* ENTRIES SHOWN
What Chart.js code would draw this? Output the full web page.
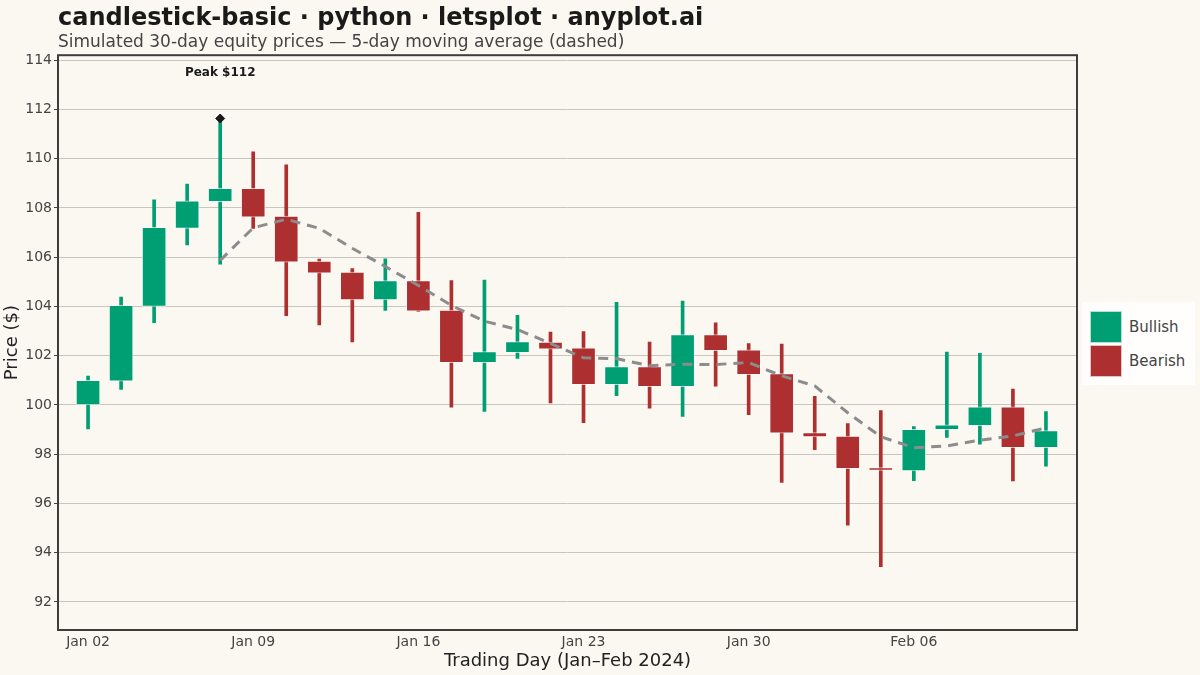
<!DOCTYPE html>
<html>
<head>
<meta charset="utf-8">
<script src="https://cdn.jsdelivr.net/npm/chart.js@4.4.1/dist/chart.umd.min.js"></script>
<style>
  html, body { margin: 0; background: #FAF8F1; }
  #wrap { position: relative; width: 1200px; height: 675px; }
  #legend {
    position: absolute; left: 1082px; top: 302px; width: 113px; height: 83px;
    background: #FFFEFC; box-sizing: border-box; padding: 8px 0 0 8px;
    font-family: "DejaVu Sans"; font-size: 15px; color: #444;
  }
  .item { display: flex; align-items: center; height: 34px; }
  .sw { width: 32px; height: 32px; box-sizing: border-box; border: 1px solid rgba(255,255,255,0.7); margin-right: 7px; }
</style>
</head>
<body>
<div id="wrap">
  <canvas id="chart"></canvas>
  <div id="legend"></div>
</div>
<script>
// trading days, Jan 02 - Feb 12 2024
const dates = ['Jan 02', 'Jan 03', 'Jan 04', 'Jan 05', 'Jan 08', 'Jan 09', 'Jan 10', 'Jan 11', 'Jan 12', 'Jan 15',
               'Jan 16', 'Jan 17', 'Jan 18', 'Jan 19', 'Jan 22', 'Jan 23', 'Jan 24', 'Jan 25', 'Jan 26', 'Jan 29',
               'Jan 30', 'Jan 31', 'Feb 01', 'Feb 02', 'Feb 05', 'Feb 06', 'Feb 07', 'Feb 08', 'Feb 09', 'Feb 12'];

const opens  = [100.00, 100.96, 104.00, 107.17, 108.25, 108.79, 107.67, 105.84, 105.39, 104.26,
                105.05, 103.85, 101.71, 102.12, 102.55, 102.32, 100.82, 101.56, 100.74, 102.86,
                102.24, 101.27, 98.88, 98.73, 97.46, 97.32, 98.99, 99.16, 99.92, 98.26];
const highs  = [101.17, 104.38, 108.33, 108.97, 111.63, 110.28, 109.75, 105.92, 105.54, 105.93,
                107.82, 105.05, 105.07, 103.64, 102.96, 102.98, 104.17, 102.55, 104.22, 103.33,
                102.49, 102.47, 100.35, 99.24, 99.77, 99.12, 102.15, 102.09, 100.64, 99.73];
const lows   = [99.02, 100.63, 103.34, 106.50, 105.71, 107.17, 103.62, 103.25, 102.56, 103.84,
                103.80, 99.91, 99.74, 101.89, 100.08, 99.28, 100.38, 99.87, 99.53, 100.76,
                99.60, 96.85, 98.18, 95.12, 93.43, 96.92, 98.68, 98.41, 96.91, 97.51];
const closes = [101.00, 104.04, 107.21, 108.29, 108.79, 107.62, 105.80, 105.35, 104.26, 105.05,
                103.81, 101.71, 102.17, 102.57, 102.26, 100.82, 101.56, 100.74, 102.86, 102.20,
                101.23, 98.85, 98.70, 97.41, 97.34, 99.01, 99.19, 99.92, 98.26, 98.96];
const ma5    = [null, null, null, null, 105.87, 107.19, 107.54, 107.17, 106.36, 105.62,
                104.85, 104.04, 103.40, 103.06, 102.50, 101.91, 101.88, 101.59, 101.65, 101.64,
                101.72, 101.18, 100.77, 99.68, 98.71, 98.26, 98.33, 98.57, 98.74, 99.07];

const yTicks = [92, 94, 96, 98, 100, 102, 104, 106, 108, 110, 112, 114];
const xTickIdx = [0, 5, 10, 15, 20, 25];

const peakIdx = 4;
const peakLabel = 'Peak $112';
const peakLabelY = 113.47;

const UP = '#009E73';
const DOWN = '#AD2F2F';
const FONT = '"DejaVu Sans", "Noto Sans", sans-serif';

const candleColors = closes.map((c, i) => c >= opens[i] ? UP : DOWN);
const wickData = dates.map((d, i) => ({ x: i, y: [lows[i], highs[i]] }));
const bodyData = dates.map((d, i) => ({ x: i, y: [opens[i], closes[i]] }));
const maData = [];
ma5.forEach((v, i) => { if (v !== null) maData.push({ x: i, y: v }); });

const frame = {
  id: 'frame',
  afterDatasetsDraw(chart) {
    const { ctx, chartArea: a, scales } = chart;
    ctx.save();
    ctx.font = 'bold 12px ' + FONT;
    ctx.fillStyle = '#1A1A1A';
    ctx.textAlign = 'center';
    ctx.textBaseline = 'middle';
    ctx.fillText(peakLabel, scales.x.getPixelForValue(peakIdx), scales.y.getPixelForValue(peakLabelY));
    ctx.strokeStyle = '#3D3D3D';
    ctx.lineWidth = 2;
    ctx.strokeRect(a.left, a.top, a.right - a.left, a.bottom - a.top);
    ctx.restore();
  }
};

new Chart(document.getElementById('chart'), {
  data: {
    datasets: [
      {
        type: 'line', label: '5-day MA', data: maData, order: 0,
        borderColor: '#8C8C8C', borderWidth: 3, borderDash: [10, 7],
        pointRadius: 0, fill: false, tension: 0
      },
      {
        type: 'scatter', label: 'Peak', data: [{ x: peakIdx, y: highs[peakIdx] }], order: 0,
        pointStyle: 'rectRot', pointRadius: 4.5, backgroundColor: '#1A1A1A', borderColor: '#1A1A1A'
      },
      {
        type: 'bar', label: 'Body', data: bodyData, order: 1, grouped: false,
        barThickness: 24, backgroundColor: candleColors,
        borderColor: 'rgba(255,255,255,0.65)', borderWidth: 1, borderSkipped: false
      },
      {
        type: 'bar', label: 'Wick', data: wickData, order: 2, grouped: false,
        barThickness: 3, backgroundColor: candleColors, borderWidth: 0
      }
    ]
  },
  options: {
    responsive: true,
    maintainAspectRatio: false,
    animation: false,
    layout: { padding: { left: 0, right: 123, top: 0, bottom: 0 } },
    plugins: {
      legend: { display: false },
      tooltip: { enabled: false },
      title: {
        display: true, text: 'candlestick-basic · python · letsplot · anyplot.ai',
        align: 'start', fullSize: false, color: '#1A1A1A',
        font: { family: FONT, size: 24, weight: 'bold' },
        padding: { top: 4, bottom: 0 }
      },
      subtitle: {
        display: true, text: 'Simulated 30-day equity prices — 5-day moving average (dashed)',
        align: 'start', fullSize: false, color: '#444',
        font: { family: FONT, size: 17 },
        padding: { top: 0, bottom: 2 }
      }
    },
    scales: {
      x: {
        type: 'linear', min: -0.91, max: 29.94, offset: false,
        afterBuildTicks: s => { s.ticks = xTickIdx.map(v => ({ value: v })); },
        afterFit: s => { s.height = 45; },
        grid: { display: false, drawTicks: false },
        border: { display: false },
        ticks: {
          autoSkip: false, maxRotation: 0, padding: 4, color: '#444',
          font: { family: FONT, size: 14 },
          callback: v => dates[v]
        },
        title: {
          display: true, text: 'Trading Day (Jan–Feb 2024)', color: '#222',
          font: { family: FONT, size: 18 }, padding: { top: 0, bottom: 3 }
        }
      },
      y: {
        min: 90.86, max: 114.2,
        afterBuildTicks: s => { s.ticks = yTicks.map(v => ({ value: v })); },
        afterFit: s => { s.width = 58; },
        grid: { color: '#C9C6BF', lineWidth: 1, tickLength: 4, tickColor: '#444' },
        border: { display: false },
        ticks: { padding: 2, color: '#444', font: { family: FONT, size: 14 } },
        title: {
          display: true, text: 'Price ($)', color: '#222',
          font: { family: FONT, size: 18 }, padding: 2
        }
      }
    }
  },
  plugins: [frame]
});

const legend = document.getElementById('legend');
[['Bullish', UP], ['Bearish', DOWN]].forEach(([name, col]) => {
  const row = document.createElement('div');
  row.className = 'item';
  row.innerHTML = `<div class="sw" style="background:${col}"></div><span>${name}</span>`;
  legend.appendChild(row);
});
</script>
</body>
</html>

--

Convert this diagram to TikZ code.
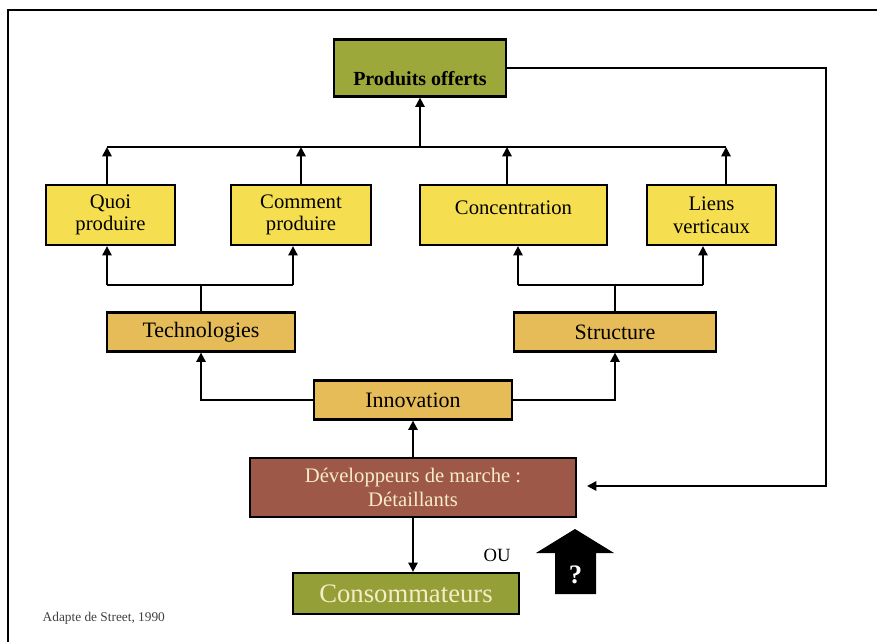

* THE EXERCISE
Skip every picture. Repeat the lines from the one with "What Chart.js code" through the one with "09', 'Feb 12'];", both ends included.

* FINISHED ANSWER
What Chart.js code would draw this? Output the full web page.
<!DOCTYPE html>
<html>
<head>
<meta charset="utf-8">
<script src="https://cdn.jsdelivr.net/npm/chart.js@4.4.1/dist/chart.umd.min.js"></script>
<style>
  html, body { margin: 0; background: #FAF8F1; }
  #wrap { position: relative; width: 1200px; height: 675px; }
  #legend {
    position: absolute; left: 1082px; top: 302px; width: 113px; height: 83px;
    background: #FFFEFC; box-sizing: border-box; padding: 8px 0 0 8px;
    font-family: "DejaVu Sans"; font-size: 15px; color: #444;
  }
  .item { display: flex; align-items: center; height: 34px; }
  .sw { width: 32px; height: 32px; box-sizing: border-box; border: 1px solid rgba(255,255,255,0.7); margin-right: 7px; }
</style>
</head>
<body>
<div id="wrap">
  <canvas id="chart"></canvas>
  <div id="legend"></div>
</div>
<script>
// trading days, Jan 02 - Feb 12 2024
const dates = ['Jan 02', 'Jan 03', 'Jan 04', 'Jan 05', 'Jan 08', 'Jan 09', 'Jan 10', 'Jan 11', 'Jan 12', 'Jan 15',
               'Jan 16', 'Jan 17', 'Jan 18', 'Jan 19', 'Jan 22', 'Jan 23', 'Jan 24', 'Jan 25', 'Jan 26', 'Jan 29',
               'Jan 30', 'Jan 31', 'Feb 01', 'Feb 02', 'Feb 05', 'Feb 06', 'Feb 07', 'Feb 08', 'Feb 09', 'Feb 12'];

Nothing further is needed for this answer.